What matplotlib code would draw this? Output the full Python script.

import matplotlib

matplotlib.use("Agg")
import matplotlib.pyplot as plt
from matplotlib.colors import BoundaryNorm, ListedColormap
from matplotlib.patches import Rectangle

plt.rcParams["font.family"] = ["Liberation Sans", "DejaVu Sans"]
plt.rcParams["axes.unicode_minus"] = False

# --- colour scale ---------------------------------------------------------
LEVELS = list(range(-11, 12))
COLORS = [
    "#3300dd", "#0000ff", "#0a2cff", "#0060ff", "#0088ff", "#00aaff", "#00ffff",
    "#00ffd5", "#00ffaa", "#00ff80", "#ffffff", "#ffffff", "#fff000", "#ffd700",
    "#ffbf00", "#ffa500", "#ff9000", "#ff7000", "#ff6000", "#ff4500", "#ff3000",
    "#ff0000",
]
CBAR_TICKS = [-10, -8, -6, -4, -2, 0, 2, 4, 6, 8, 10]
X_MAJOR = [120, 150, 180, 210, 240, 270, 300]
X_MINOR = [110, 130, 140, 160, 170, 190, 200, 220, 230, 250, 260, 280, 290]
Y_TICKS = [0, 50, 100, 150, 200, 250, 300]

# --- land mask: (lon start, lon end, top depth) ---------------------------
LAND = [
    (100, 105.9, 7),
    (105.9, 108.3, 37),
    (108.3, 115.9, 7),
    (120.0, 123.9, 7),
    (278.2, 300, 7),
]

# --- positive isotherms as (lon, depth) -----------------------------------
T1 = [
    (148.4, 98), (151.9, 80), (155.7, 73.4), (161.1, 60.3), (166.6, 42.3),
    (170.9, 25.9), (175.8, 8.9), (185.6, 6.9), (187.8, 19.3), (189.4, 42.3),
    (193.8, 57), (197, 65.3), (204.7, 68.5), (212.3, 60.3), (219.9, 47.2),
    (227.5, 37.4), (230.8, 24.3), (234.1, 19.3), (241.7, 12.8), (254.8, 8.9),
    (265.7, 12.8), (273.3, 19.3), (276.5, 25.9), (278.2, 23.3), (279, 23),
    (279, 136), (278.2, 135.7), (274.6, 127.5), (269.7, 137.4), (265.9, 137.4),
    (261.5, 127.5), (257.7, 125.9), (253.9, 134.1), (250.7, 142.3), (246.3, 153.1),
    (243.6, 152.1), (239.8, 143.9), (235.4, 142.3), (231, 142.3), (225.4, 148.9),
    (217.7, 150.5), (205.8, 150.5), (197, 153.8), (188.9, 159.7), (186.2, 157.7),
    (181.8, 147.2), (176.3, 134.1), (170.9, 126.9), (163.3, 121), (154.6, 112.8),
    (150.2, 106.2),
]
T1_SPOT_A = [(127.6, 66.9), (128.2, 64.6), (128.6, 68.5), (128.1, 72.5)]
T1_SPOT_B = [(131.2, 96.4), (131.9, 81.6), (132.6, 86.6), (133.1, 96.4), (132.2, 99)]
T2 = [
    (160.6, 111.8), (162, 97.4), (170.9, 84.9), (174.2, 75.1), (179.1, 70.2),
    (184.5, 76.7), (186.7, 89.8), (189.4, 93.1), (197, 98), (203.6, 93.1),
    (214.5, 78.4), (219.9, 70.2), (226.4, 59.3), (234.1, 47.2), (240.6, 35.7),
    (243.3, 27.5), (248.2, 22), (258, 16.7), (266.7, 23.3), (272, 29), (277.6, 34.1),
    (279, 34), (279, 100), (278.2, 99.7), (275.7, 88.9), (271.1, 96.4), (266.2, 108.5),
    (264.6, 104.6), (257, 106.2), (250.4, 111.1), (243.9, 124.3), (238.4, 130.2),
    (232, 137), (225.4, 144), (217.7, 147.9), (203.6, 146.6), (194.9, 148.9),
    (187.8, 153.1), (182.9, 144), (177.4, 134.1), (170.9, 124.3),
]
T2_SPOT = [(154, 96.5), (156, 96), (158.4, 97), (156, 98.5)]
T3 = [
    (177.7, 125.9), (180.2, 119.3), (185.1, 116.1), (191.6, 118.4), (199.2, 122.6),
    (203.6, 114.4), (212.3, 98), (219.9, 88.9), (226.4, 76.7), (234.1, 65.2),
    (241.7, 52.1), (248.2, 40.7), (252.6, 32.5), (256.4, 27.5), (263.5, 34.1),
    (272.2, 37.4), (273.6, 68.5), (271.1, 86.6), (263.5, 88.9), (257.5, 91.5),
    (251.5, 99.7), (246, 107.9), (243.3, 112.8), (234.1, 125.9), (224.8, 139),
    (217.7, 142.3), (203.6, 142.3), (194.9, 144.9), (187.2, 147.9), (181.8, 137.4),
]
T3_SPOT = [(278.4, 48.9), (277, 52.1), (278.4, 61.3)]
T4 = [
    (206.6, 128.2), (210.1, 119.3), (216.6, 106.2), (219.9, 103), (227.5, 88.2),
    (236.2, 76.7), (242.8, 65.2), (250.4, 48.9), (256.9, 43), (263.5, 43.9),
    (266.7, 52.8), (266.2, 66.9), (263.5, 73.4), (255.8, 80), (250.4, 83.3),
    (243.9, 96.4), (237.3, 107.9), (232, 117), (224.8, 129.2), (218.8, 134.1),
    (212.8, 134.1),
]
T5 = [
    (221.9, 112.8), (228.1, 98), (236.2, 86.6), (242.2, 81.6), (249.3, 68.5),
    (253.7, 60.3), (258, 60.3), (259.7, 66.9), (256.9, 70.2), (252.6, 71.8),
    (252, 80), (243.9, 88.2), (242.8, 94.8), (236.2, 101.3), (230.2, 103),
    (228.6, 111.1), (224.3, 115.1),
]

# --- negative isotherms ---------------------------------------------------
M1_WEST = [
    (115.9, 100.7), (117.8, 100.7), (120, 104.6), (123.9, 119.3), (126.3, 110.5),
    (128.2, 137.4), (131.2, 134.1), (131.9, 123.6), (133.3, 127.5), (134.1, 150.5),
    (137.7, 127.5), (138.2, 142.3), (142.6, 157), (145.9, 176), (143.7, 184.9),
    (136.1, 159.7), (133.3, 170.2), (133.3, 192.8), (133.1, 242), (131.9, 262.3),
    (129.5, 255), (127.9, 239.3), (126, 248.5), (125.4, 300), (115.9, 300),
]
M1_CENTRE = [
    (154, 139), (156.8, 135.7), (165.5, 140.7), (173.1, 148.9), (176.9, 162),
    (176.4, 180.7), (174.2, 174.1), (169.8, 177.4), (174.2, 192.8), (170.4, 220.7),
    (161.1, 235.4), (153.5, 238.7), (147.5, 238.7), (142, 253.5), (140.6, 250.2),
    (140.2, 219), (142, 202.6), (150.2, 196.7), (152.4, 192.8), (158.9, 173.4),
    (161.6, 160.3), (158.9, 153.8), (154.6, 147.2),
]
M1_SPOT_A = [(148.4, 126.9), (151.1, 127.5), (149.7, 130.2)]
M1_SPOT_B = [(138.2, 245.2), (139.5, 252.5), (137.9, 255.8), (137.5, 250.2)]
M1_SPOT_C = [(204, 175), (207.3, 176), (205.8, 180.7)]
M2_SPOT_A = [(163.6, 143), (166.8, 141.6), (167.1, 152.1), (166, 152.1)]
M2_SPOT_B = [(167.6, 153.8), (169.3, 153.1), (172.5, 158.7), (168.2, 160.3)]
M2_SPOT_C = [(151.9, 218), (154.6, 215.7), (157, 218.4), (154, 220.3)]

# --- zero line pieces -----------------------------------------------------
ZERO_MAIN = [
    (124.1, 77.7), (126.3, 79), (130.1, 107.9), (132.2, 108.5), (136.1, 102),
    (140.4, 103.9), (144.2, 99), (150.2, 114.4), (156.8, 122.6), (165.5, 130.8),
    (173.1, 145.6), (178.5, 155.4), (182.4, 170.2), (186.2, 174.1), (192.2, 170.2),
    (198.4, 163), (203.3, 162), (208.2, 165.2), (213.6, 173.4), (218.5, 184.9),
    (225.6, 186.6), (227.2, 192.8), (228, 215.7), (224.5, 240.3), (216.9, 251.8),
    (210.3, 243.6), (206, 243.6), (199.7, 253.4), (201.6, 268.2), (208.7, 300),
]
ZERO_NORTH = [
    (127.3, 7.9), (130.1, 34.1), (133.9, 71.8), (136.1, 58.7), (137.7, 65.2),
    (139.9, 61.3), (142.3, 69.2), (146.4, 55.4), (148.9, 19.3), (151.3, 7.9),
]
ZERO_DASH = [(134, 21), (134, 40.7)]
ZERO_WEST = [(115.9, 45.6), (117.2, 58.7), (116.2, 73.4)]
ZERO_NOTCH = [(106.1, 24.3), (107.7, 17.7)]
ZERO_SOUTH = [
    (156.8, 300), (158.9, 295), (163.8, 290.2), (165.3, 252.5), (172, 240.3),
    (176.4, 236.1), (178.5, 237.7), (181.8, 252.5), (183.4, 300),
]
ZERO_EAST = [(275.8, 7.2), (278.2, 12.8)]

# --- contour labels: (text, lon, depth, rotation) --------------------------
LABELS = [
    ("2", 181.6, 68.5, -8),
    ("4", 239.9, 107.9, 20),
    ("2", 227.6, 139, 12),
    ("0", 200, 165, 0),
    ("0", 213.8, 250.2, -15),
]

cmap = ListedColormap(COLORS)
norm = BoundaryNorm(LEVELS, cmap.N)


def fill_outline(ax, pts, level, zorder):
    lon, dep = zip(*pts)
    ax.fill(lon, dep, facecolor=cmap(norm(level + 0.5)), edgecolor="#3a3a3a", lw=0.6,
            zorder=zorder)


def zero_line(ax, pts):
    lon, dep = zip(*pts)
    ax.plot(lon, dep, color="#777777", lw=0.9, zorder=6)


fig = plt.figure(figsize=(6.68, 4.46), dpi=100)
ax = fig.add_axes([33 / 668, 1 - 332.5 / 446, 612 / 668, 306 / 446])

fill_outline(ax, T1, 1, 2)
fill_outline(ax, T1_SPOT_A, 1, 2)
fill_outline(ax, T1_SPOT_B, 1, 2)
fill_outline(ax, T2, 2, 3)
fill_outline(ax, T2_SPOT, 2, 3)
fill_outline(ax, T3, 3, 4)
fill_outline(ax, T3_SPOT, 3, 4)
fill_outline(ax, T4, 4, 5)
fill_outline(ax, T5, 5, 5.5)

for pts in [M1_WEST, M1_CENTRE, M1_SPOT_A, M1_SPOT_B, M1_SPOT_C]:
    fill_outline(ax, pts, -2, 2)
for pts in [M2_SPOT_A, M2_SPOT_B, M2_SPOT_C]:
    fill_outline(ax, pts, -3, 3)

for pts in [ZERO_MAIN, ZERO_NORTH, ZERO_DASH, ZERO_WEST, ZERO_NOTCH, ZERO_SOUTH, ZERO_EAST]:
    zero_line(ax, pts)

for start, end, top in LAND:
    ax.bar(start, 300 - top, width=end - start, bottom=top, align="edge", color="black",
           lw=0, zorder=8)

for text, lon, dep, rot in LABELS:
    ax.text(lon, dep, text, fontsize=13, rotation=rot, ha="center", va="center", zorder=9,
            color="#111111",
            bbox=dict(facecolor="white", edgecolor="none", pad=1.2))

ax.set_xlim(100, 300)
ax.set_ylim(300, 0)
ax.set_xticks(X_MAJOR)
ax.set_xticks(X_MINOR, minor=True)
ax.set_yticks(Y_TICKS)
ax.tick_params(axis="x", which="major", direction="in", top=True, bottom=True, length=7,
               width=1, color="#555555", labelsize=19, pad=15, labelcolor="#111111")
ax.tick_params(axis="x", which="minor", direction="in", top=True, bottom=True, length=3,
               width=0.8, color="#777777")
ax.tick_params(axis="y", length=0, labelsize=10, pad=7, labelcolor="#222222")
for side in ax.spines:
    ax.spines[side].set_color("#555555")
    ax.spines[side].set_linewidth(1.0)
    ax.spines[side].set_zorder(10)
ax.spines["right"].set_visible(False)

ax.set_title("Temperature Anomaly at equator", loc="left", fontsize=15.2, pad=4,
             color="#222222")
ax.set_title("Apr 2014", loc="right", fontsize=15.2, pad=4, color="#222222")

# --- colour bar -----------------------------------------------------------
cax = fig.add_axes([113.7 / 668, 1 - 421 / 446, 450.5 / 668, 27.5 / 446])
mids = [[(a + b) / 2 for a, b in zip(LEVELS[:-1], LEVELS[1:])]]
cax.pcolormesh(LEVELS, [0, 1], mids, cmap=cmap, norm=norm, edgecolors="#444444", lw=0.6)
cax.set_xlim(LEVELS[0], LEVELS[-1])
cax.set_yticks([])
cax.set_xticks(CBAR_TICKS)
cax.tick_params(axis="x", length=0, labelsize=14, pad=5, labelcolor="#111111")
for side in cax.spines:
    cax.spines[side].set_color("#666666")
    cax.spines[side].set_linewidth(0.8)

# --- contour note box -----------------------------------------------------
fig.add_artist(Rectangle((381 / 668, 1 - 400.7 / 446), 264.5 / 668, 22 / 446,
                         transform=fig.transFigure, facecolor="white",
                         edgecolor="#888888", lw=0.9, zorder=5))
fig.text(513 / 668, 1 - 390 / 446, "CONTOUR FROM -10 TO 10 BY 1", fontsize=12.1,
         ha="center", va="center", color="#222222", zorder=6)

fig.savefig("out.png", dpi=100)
_ _ _ _ _ _ _
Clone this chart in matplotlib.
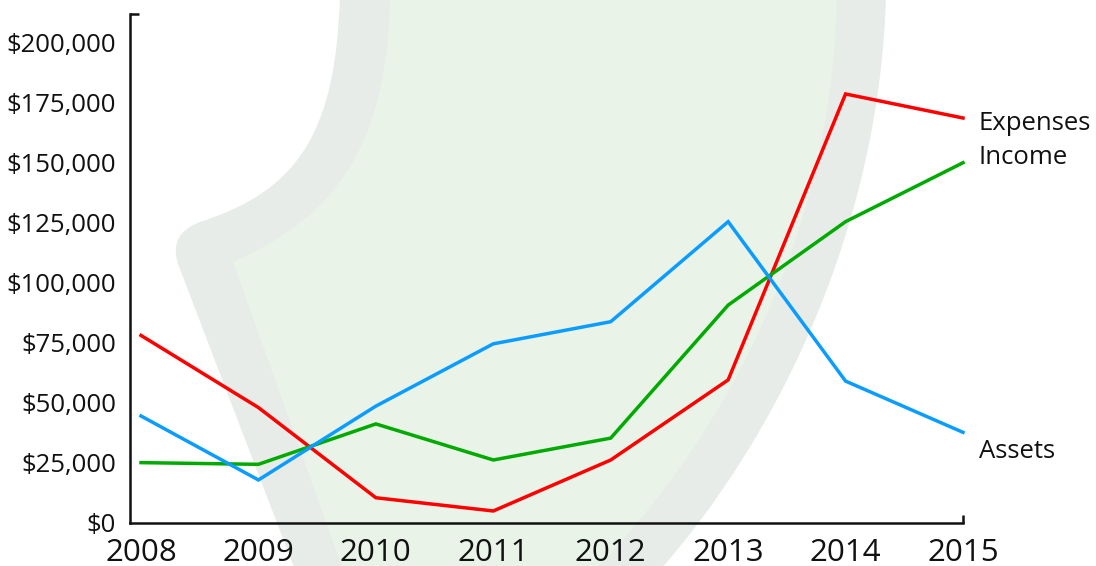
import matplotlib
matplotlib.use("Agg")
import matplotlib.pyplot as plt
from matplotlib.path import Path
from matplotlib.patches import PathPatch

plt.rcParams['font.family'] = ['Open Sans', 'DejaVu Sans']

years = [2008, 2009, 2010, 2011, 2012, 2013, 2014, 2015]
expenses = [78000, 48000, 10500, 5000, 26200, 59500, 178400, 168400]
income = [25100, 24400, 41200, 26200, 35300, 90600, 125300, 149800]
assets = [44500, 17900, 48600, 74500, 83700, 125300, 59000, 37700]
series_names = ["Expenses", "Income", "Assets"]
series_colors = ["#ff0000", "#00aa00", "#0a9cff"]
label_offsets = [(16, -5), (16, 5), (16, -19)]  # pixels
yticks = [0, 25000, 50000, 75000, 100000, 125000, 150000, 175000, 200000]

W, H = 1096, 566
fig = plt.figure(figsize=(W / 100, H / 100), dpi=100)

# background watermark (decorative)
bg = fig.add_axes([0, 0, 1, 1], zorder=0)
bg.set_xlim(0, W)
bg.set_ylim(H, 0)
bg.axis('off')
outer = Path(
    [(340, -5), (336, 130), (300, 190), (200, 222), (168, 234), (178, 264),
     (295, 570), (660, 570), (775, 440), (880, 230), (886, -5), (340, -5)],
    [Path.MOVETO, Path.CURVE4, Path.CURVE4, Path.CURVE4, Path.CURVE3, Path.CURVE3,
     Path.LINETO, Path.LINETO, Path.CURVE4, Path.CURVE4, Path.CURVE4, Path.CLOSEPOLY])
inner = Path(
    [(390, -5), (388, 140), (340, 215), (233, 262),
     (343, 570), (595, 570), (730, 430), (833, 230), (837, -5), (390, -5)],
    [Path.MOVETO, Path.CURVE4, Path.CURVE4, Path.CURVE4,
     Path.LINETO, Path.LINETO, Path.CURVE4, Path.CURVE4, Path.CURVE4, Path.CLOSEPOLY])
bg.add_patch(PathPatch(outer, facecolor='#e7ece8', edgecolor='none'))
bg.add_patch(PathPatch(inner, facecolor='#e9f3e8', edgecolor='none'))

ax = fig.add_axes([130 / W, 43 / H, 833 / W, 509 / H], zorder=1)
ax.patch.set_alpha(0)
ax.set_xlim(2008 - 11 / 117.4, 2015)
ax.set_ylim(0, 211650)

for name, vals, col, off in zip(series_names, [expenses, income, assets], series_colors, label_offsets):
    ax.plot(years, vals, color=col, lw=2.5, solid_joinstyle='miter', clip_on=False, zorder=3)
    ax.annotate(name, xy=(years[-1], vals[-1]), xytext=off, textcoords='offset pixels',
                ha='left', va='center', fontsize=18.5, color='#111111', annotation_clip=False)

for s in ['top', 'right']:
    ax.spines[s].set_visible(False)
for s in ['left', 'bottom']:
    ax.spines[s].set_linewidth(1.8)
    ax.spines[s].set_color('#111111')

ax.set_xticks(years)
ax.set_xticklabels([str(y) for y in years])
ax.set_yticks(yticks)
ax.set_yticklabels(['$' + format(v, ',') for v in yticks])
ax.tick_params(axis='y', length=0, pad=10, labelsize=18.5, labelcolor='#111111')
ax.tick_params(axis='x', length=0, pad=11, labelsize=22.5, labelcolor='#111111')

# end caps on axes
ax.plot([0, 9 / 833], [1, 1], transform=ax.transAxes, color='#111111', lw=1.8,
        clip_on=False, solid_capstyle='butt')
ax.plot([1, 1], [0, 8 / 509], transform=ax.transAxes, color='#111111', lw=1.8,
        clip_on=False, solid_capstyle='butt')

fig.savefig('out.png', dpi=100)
_ _ _ _ _ _ _
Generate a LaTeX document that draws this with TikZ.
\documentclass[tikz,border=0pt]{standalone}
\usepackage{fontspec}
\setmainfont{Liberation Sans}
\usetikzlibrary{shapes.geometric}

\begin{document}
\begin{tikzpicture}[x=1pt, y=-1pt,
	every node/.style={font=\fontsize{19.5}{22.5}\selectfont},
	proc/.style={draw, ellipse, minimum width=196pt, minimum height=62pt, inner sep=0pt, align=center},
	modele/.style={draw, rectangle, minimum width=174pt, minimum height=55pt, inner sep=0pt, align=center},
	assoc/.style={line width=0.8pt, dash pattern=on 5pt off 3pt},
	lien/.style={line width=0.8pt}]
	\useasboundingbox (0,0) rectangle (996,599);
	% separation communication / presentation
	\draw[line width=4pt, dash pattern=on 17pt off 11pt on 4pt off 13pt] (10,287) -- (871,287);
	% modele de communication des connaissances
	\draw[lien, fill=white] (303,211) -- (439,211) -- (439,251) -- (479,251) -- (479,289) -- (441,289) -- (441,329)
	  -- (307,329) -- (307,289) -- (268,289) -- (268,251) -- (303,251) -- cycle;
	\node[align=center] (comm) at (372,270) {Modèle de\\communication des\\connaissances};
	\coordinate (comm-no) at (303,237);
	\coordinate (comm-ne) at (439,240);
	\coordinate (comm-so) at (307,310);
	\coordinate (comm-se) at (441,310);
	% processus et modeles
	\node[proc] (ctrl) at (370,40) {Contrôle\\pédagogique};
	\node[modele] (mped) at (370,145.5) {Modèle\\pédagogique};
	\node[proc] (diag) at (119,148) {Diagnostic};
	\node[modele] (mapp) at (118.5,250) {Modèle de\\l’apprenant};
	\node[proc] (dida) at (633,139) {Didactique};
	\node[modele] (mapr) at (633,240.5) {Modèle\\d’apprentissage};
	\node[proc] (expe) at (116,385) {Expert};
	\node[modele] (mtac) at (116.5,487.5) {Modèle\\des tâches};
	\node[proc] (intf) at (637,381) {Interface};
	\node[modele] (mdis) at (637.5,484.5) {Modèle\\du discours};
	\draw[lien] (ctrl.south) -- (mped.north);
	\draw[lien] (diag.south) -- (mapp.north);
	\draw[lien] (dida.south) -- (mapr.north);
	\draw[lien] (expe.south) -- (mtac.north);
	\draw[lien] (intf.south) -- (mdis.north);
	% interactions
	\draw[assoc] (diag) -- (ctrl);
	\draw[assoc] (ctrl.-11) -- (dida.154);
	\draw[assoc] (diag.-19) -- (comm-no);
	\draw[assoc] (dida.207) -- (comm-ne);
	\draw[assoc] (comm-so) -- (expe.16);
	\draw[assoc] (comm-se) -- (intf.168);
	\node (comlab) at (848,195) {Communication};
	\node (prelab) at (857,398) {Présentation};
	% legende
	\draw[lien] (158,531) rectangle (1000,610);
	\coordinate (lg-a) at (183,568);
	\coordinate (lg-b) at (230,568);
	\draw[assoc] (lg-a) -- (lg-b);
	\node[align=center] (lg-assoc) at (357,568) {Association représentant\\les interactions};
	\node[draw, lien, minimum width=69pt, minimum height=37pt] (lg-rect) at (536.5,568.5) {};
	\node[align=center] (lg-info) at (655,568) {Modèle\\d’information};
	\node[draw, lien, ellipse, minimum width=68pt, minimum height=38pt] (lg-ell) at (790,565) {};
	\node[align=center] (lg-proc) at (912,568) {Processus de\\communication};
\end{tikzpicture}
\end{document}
_ _ _ _ _ _ _
Everything from the line with "Clone this chart in matplotlib." down to the line with "ax.set_ylim(0, 211650)" in the data above should be copied exactly, with both end lines kept and the pictures left out.

Solution to the problem:
Clone this chart in matplotlib.
import matplotlib
matplotlib.use("Agg")
import matplotlib.pyplot as plt
from matplotlib.path import Path
from matplotlib.patches import PathPatch

plt.rcParams['font.family'] = ['Open Sans', 'DejaVu Sans']

years = [2008, 2009, 2010, 2011, 2012, 2013, 2014, 2015]
expenses = [78000, 48000, 10500, 5000, 26200, 59500, 178400, 168400]
income = [25100, 24400, 41200, 26200, 35300, 90600, 125300, 149800]
assets = [44500, 17900, 48600, 74500, 83700, 125300, 59000, 37700]
series_names = ["Expenses", "Income", "Assets"]
series_colors = ["#ff0000", "#00aa00", "#0a9cff"]
label_offsets = [(16, -5), (16, 5), (16, -19)]  # pixels
yticks = [0, 25000, 50000, 75000, 100000, 125000, 150000, 175000, 200000]

W, H = 1096, 566
fig = plt.figure(figsize=(W / 100, H / 100), dpi=100)

# background watermark (decorative)
bg = fig.add_axes([0, 0, 1, 1], zorder=0)
bg.set_xlim(0, W)
bg.set_ylim(H, 0)
bg.axis('off')
outer = Path(
    [(340, -5), (336, 130), (300, 190), (200, 222), (168, 234), (178, 264),
     (295, 570), (660, 570), (775, 440), (880, 230), (886, -5), (340, -5)],
    [Path.MOVETO, Path.CURVE4, Path.CURVE4, Path.CURVE4, Path.CURVE3, Path.CURVE3,
     Path.LINETO, Path.LINETO, Path.CURVE4, Path.CURVE4, Path.CURVE4, Path.CLOSEPOLY])
inner = Path(
    [(390, -5), (388, 140), (340, 215), (233, 262),
     (343, 570), (595, 570), (730, 430), (833, 230), (837, -5), (390, -5)],
    [Path.MOVETO, Path.CURVE4, Path.CURVE4, Path.CURVE4,
     Path.LINETO, Path.LINETO, Path.CURVE4, Path.CURVE4, Path.CURVE4, Path.CLOSEPOLY])
bg.add_patch(PathPatch(outer, facecolor='#e7ece8', edgecolor='none'))
bg.add_patch(PathPatch(inner, facecolor='#e9f3e8', edgecolor='none'))

ax = fig.add_axes([130 / W, 43 / H, 833 / W, 509 / H], zorder=1)
ax.patch.set_alpha(0)
ax.set_xlim(2008 - 11 / 117.4, 2015)
ax.set_ylim(0, 211650)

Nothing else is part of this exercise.